Type locality and use of name in Indiana: The Glen Dean Limestone was named by Butts (1917, p. 97-102) for exposures near Glen Dean, Breckinridge County, Ky., where, in descending order, the formation as then defined consisted of 40 to 100 feet (12 to 30 m) of gray and red shale and thin beds of limestone, 30 to 60 feet (9 to 18 m) of gray crinoidal limestone, and as much as 10 feet (3 m) of red and green shale.

In Indiana rocks equivalent to the lowest of the three parts described above have long been a part of the Hardinsburg Formation (Malott and Thompson, 1920, p. 521-522; Malott, Esarey, and Bieberman, 1948, pl. 2). Equivalents of the upper part, formerly at least in part assigned to the Glen Dean, were excluded from the Glen Dean by Gray, Jenkins, and Weidman (1960, p. 38) to make the upper boundary more readily determinable and consistent. Thus defined, the name Glen Dean is applied in Indiana only to the main or massive limestone unit of former usage. This differs somewhat from standard usage (for example, Swann, 1963) as explained under "Correlation" below.

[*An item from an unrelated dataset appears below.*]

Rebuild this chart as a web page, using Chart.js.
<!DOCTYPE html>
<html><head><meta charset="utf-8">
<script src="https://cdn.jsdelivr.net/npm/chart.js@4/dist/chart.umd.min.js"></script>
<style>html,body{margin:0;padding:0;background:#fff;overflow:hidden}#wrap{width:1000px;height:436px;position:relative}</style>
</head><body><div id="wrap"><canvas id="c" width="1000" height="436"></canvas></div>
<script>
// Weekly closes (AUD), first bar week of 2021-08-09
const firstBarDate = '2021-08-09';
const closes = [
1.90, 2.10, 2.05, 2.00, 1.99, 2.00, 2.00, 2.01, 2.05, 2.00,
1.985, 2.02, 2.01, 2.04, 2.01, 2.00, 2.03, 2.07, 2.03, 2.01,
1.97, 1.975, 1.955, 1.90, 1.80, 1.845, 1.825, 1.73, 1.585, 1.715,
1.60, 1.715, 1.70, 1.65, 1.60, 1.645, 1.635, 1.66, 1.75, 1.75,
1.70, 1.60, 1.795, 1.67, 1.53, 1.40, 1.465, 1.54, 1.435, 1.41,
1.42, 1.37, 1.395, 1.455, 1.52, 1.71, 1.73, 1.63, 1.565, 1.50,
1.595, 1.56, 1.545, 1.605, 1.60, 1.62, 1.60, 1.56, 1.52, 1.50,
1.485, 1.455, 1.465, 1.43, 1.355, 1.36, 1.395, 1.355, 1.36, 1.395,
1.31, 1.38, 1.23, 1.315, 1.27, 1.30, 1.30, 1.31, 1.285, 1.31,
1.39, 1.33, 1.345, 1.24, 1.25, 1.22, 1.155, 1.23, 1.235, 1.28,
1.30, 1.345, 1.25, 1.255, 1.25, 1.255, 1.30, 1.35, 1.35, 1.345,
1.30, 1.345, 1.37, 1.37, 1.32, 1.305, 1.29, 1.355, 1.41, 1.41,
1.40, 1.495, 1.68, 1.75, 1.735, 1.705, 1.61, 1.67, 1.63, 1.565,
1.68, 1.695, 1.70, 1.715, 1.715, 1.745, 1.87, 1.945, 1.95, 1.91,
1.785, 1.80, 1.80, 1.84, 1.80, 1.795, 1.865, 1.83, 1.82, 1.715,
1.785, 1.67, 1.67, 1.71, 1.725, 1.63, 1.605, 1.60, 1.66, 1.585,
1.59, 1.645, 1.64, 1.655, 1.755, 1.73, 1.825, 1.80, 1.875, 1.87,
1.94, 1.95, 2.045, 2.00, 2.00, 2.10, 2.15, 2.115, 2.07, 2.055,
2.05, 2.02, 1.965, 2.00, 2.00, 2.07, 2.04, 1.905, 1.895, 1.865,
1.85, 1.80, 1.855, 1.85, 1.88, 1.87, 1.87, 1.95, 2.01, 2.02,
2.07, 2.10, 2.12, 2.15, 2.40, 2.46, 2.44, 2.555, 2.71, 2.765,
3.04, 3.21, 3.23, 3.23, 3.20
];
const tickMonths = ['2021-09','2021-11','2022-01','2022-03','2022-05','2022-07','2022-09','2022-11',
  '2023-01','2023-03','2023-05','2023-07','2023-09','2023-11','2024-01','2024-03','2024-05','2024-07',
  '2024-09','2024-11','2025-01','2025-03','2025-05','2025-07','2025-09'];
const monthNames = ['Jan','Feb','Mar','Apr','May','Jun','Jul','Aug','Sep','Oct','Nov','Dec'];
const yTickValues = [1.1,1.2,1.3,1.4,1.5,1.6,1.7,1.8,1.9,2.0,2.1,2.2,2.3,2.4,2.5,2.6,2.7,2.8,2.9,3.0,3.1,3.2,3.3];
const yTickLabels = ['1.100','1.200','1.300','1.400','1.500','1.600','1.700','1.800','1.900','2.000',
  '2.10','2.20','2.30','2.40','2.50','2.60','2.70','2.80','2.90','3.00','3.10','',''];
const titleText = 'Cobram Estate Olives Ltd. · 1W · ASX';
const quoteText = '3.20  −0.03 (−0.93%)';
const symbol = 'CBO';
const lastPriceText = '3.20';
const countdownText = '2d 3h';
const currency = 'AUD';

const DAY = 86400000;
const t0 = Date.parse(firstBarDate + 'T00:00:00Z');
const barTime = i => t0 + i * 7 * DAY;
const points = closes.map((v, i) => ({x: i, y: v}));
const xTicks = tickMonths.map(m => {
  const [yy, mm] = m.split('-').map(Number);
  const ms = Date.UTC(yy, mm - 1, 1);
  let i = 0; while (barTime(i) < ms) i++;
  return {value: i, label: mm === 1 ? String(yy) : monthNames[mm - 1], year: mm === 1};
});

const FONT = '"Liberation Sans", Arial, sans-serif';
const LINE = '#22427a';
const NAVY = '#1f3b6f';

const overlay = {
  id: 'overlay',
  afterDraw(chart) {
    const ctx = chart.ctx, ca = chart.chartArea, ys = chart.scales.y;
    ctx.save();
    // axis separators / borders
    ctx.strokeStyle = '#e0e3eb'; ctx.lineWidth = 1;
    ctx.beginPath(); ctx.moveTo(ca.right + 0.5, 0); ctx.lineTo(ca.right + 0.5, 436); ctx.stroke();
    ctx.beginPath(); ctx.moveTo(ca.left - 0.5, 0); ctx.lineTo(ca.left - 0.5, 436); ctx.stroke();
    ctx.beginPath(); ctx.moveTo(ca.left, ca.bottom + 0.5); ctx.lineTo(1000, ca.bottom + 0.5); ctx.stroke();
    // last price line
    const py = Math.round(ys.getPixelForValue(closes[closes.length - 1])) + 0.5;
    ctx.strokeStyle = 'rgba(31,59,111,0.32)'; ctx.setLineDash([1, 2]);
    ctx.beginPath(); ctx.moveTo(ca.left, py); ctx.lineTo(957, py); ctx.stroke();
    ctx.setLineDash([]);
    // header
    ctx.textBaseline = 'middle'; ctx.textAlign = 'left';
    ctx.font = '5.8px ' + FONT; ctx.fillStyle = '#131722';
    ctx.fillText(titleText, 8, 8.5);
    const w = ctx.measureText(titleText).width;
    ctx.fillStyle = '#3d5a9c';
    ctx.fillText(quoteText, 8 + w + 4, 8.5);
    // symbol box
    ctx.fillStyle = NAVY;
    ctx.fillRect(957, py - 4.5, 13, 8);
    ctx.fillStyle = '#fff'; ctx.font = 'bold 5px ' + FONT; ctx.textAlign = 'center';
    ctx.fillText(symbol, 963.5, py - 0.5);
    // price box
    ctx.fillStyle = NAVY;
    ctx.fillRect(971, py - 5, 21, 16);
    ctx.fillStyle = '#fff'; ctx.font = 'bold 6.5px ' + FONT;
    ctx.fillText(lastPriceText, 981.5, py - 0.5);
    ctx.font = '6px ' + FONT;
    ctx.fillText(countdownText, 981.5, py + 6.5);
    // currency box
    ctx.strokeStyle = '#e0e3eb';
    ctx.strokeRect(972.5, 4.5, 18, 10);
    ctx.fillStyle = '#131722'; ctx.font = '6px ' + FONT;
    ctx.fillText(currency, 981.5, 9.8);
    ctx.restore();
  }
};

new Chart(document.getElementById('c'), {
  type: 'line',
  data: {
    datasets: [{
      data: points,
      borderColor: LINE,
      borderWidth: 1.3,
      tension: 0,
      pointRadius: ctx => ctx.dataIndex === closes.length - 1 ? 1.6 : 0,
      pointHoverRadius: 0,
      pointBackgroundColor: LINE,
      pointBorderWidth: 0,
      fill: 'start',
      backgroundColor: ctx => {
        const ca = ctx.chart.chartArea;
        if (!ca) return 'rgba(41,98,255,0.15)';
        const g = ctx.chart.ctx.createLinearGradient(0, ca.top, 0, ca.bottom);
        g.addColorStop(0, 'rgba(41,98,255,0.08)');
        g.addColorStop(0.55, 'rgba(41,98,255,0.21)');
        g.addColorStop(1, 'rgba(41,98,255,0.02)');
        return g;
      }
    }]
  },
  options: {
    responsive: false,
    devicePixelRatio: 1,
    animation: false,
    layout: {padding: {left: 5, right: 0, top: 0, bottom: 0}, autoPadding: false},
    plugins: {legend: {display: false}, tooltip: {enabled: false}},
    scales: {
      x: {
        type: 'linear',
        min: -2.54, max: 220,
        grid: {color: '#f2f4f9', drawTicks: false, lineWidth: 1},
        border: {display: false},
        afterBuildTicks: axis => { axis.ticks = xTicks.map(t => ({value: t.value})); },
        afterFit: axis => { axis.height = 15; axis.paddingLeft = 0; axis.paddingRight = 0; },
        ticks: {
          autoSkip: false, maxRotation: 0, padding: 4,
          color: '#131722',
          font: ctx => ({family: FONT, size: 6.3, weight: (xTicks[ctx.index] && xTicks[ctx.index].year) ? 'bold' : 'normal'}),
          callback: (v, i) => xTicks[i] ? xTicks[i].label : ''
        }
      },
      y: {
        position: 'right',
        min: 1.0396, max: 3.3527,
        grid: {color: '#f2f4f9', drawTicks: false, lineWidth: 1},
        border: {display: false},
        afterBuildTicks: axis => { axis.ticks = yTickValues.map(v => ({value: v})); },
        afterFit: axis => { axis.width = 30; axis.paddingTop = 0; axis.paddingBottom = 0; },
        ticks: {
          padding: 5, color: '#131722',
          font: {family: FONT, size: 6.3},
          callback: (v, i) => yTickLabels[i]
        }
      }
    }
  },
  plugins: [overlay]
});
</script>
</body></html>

Description and distribution: The Glen Dean Limestone is a thick-bedded skeletal to oolitic to biomicritic limestone 9 to 31 feet (3 to 9 m) thick. Its typical fauna consists of brachiopods, blastoids of the genus Pentremites, and bryozoans including Archimedes (Perry and Smith, 1958, p. 94). Many of the faunal elements described in the literature on the Glen Dean come from shaly beds once regarded as upper Glen Dean but now assigned to the Tar Springs Formation. The fauna of the Glen Dean of present usage is not well documented but seems to include most of the larger invertebrates reported from the basal Tar Springs.

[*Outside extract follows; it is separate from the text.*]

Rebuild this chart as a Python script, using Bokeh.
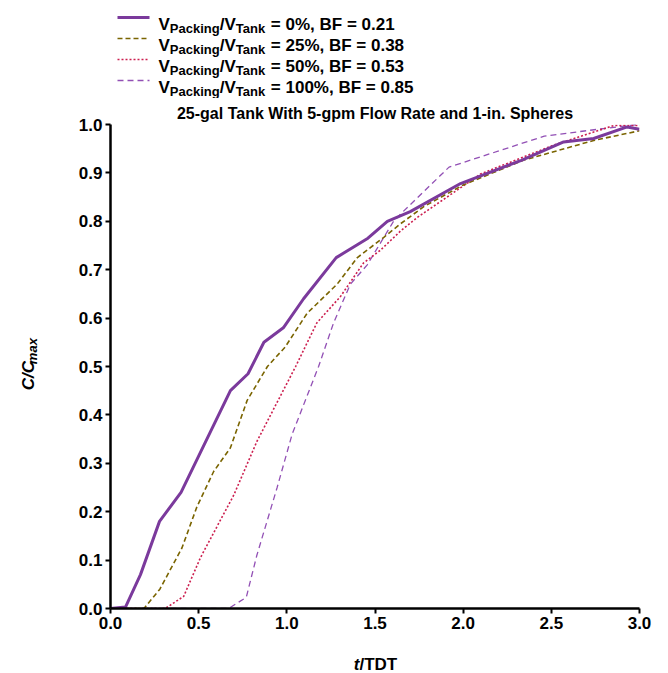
import math
from bokeh.plotting import figure
from bokeh.models import Label, Range1d, FixedTicker
from bokeh.layouts import column, row
from bokeh.embed import file_html
from bokeh.resources import INLINE

# ---------------- data ----------------
x_0 = [0.0, 0.085, 0.17, 0.278, 0.40, 0.68, 0.78, 0.87, 0.98, 1.095, 1.28, 1.46, 1.57, 1.70, 1.985, 2.33, 2.57, 2.74, 2.93, 3.0]
y_0 = [0.0, 0.003, 0.07, 0.18, 0.24, 0.45, 0.485, 0.55, 0.58, 0.64, 0.725, 0.765, 0.80, 0.82, 0.878, 0.926, 0.964, 0.971, 0.995, 0.99]

x_25 = [0.0, 0.19, 0.28, 0.405, 0.49, 0.585, 0.68, 0.775, 0.89, 0.99, 1.115, 1.285, 1.40, 1.55, 1.645, 1.775, 2.0, 2.34, 2.74, 3.0]
y_25 = [0.0, 0.0, 0.04, 0.125, 0.21, 0.283, 0.332, 0.43, 0.50, 0.54, 0.61, 0.67, 0.725, 0.767, 0.795, 0.83, 0.875, 0.926, 0.967, 0.987]

x_50 = [0.0, 0.31, 0.415, 0.51, 0.70, 0.83, 1.05, 1.17, 1.305, 1.435, 1.53, 1.645, 1.74, 2.1, 2.51, 2.855, 3.0]
y_50 = [0.0, 0.0, 0.025, 0.105, 0.235, 0.345, 0.50, 0.59, 0.645, 0.714, 0.74, 0.78, 0.808, 0.898, 0.957, 0.998, 0.998]

x_100 = [0.0, 0.67, 0.77, 0.83, 0.945, 1.03, 1.18, 1.265, 1.36, 1.456, 1.605, 1.645, 1.92, 2.46, 2.76, 2.99]
y_100 = [0.0, 0.0, 0.023, 0.11, 0.25, 0.36, 0.50, 0.59, 0.67, 0.71, 0.80, 0.815, 0.912, 0.976, 0.99, 1.0]

pcts = ["0%", "25%", "50%", "100%"]
bfs = ["0.21", "0.38", "0.53", "0.85"]
x_ticks = [0.0, 0.5, 1.0, 1.5, 2.0, 2.5, 3.0]
y_ticks = [0.0, 0.1, 0.2, 0.3, 0.4, 0.5, 0.6, 0.7, 0.8, 0.9, 1.0]
title_text = "25-gal Tank With 5-gpm Flow Rate and 1-in. Spheres"

# ---------------- styles ----------------
FONT = "Liberation Sans"
styles = [
    dict(color="#7b3a9c", width=3.0, dash="solid"),
    dict(color="#7a6400", width=1.6, dash="5 3"),
    dict(color="#cc1f4f", width=1.6, dash="2 2"),
    dict(color="#9250b5", width=1.3, dash="6 4"),
]

PW, PH = 668, 673
HEAD_H = 98           # legend strip
FOOT_H = 33           # x-axis title strip
LEFT_W = 40           # y-axis title strip
MAIN_H = PH - HEAD_H - FOOT_H
MAIN_W = PW - LEFT_W
# frame position on the page
FL, FR, FT, FB = 110, 639, 124, 608


def strip(w, h, x0, y0):
    f = figure(width=w, height=h, output_backend="svg", toolbar_location=None,
               x_range=Range1d(x0, x0 + w), y_range=Range1d(y0 + h, y0),
               x_axis_type=None, y_axis_type=None,
               min_border_left=0, min_border_right=0, min_border_top=0, min_border_bottom=0)
    f.outline_line_color = None
    f.grid.visible = False
    f.background_fill_color = "white"
    f.border_fill_color = "white"
    return f


WID = {' ': 278, '%': 889, ',': 278, '-': 333, '.': 278, '/': 278, '=': 584,
       'B': 722, 'C': 722, 'D': 722, 'F': 611, 'P': 667, 'T': 611, 'V': 667,
       'a': 556, 'c': 556, 'g': 611, 'i': 278, 'k': 556, 'm': 889, 'n': 611,
       'x': 556, 't': 333}
for ch in "0123456789":
    WID[ch] = 556


def tw(s, size):
    return sum(WID.get(c, 556) for c in s) * size / 1000.0


def lab(f, x, y, text, size, style="bold", angle=0.0, align="left"):
    f.add_layout(Label(x=x, y=y, text=text, text_font=FONT,
                       text_font_size=f"{size}px", text_font_style=style,
                       text_color="black", text_baseline="alphabetic",
                       text_align=align, angle=angle))


# ---------------- main plot ----------------
p = figure(width=MAIN_W, height=MAIN_H, output_backend="svg", toolbar_location=None,
           x_range=Range1d(0, 3.0), y_range=Range1d(0, 1.0),
           min_border_left=FL - LEFT_W, min_border_right=PW - FR,
           min_border_top=FT - HEAD_H, min_border_bottom=(PH - FOOT_H) - FB)
p.outline_line_color = None
p.grid.visible = False
p.background_fill_color = "white"
p.border_fill_color = "white"
p.title.text = title_text
p.title.text_font = FONT
p.title.text_font_style = "bold"
p.title.text_font_size = "16px"
p.title.text_color = "black"
p.title.align = "center"
p.title.offset = 5
p.title.standoff = 6

for ax in (p.xaxis[0], p.yaxis[0]):
    ax.axis_line_width = 2.5
    ax.axis_line_color = "black"
    ax.major_tick_line_width = 2
    ax.major_tick_line_color = "black"
    ax.major_tick_out = 5
    ax.major_tick_in = 0
    ax.minor_tick_line_color = None
    ax.major_label_text_font = FONT
    ax.major_label_text_font_style = "bold"
    ax.major_label_text_font_size = "17px"
    ax.major_label_text_color = "black"
    ax.major_label_standoff = 3
p.xaxis[0].ticker = FixedTicker(ticks=x_ticks)
p.yaxis[0].ticker = FixedTicker(ticks=y_ticks)
p.xaxis[0].major_label_overrides = {t: f"{t:.1f}" for t in x_ticks}
p.yaxis[0].major_label_overrides = {t: f"{t:.1f}" for t in y_ticks}

series = [(x_0, y_0), (x_25, y_25), (x_50, y_50), (x_100, y_100)]
for (xs, ys), st in reversed(list(zip(series, styles))):
    p.line(xs, ys, line_color=st["color"], line_width=st["width"], line_dash=st["dash"])

# ---------------- legend strip (with subscripts) ----------------
head = strip(PW, HEAD_H, 0, 0)
BIG, SUB = 17, 13
swatch_y = [17, 38, 59, 80]
for i, st in enumerate(styles):
    yc = swatch_y[i]
    head.line([117, 149], [yc, yc], line_color=st["color"], line_width=st["width"],
              line_dash=st["dash"])
    base = yc + 7
    x = 158
    pieces = [("V", BIG, 0), ("Packing", SUB, 3.5), ("/V", BIG, 0), ("Tank", SUB, 3.5),
              (" ", BIG, None), (f"= {pcts[i]}, BF = {bfs[i]}", BIG, 0)]
    for txt, sz, off in pieces:
        if off is not None:
            lab(head, x, base + off, txt, sz)
        x += tw(txt, sz)

# ---------------- y-axis title strip ----------------
left = strip(LEFT_W, MAIN_H, 0, HEAD_H)
yt_main = tw("C/C", 17)
yt_sub = tw("max", 13)
ystart = 368 + (yt_main + yt_sub) / 2
lab(left, 28, ystart, "C/C", 17, style="bold italic", angle=math.pi / 2)
lab(left, 31.5, ystart - yt_main, "max", 13, style="bold italic", angle=math.pi / 2)

# ---------------- x-axis title strip ----------------
foot = strip(PW, FOOT_H, 0, PH - FOOT_H)
xt_total = tw("t", 17) + tw("/TDT", 17)
x0 = 375 - xt_total / 2
lab(foot, x0, 664, "t", 17, style="bold italic")
lab(foot, x0 + tw("t", 17), 664, "/TDT", 17)

layout = column(head, row(left, p, spacing=0), foot, spacing=0)
open("out.html", "w").write(file_html(layout, INLINE))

The Glen Dean Limestone is known in surface exposures from south-central Greene County to the Ohio River and is recognized in the subsurface from Greene County southwestward. It conformably overlies the Hardinsburg Formation and is overlain with apparent conformity by the Tar Springs Formation or disconformably by the Mansfield Formation (Morrowan).

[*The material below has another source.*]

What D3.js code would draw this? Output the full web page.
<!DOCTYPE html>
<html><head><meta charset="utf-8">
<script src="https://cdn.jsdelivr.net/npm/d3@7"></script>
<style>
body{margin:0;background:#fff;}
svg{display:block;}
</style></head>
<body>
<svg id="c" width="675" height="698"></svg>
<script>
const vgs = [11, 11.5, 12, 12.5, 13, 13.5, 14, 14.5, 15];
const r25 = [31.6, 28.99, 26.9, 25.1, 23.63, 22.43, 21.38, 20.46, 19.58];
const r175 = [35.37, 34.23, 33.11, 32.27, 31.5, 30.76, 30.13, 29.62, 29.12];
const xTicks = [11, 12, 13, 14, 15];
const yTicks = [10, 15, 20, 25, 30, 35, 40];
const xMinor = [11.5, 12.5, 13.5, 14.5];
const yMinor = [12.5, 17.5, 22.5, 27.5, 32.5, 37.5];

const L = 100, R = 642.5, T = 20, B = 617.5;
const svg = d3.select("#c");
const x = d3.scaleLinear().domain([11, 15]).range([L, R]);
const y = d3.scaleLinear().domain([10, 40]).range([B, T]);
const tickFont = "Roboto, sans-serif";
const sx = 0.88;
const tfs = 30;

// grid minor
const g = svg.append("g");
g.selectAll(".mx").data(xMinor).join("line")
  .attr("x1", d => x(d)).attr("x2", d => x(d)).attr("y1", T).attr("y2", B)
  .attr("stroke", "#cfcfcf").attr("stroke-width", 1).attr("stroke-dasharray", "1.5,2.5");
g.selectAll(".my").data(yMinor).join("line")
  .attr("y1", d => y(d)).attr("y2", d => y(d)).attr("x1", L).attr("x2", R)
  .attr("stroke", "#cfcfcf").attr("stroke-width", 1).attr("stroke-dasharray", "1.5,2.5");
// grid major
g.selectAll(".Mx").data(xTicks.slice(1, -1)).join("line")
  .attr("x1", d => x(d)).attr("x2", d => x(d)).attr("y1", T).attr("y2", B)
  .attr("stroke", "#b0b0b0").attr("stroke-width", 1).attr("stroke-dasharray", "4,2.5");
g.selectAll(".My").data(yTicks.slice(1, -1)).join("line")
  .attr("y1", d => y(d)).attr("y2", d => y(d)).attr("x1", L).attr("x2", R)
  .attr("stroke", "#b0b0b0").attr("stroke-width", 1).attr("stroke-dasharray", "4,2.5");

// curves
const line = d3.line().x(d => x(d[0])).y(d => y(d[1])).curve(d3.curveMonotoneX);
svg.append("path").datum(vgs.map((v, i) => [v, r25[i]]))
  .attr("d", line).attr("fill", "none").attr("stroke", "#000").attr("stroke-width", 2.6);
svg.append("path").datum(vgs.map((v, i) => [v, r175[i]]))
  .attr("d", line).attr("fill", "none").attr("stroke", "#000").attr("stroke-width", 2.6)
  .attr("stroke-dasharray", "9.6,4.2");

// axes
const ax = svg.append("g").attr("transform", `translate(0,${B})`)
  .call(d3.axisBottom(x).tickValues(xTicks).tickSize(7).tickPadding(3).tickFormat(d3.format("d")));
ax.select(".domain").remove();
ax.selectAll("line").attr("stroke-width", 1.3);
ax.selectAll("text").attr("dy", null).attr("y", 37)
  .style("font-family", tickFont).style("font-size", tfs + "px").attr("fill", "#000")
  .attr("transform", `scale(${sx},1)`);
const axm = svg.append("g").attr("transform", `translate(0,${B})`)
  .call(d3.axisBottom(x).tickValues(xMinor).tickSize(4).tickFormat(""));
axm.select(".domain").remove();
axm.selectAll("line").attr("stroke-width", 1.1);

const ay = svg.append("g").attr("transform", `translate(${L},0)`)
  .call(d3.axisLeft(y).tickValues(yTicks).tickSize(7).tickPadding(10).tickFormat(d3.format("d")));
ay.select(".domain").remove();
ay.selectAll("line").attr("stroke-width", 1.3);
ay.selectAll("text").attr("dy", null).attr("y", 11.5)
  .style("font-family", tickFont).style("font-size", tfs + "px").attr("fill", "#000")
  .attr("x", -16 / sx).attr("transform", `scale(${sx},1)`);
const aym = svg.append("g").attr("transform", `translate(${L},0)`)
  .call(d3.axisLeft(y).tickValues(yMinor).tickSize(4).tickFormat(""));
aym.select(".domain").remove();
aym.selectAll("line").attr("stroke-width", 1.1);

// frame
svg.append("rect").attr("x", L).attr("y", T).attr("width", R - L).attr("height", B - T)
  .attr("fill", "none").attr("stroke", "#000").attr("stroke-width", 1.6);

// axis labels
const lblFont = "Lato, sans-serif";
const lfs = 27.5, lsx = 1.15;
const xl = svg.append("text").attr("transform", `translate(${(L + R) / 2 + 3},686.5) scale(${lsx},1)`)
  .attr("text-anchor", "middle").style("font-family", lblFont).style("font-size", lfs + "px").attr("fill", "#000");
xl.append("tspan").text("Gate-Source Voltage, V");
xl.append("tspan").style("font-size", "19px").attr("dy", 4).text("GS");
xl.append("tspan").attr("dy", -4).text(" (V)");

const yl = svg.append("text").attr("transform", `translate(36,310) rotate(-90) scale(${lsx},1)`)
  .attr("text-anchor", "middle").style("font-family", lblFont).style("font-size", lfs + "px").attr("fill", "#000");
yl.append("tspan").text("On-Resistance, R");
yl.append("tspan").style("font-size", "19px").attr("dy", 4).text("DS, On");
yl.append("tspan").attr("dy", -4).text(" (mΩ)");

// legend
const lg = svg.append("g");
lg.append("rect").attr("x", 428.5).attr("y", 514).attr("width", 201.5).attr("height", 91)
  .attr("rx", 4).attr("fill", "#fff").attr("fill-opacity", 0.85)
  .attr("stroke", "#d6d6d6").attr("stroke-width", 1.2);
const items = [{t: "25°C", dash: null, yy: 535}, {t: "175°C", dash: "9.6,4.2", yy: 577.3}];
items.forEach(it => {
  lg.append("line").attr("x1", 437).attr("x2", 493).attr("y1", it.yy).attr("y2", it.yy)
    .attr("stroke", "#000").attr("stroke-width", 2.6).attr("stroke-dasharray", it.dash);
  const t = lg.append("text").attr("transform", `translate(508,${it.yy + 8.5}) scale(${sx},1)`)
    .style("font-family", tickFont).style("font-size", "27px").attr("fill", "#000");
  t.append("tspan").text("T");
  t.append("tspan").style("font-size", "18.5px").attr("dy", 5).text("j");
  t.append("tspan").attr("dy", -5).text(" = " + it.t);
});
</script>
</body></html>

Correlation: Although the name Glen Dean is applied throughout the Illinois Basin, the upper boundary of the Glen Dean is not consistently defined. In the subsurface of southwestern Indiana, a widely recognized limestone unit about 10 feet (3 m) thick and a little above the so-called main Glen Dean is commonly called the upper Glen Dean. This unit is thicker in Illinois where it is assigned to the Glen Dean proper and in places is a major part of the formation. In Kentucky an upper unit of variable thickness consisting of shale and thin beds of limestone and sandstone is retained in the Glen Dean.

The Glen Dean Limestone and overlying marine beds of the Tar Springs Formation are within the Zone of Pterotocrinus acutus Wetherby and embrace the ranges of P. bifurcates Wetherby and P. spatulatus Wetherby (Horowitz and Strimple, 1974) and the lower part of the range of the blastoid Pentremites broadheadi Hambach (= P. spicatus Ulrich) and its variants. These distinctive forms are readily recognizable in the field. In a broadly based paleontologic study, Horowitz and others (1979, p. 206) correlated the Glen Dean of northern Tennessee and therefore the Glen Dean of the Illinois Basin with rocks in North American foraminiferal Zone 17 of Mamet and Skipp (1971) and in the lower part of the Namurian Series (Zone El) of European usage. The Glen Dean has been assigned to the Gnathodus bitineatus-Kladognathus mehli Assemblage Zone of the standard North American conodont sequence (Collinson, Rexroad, and Thompson, 1971).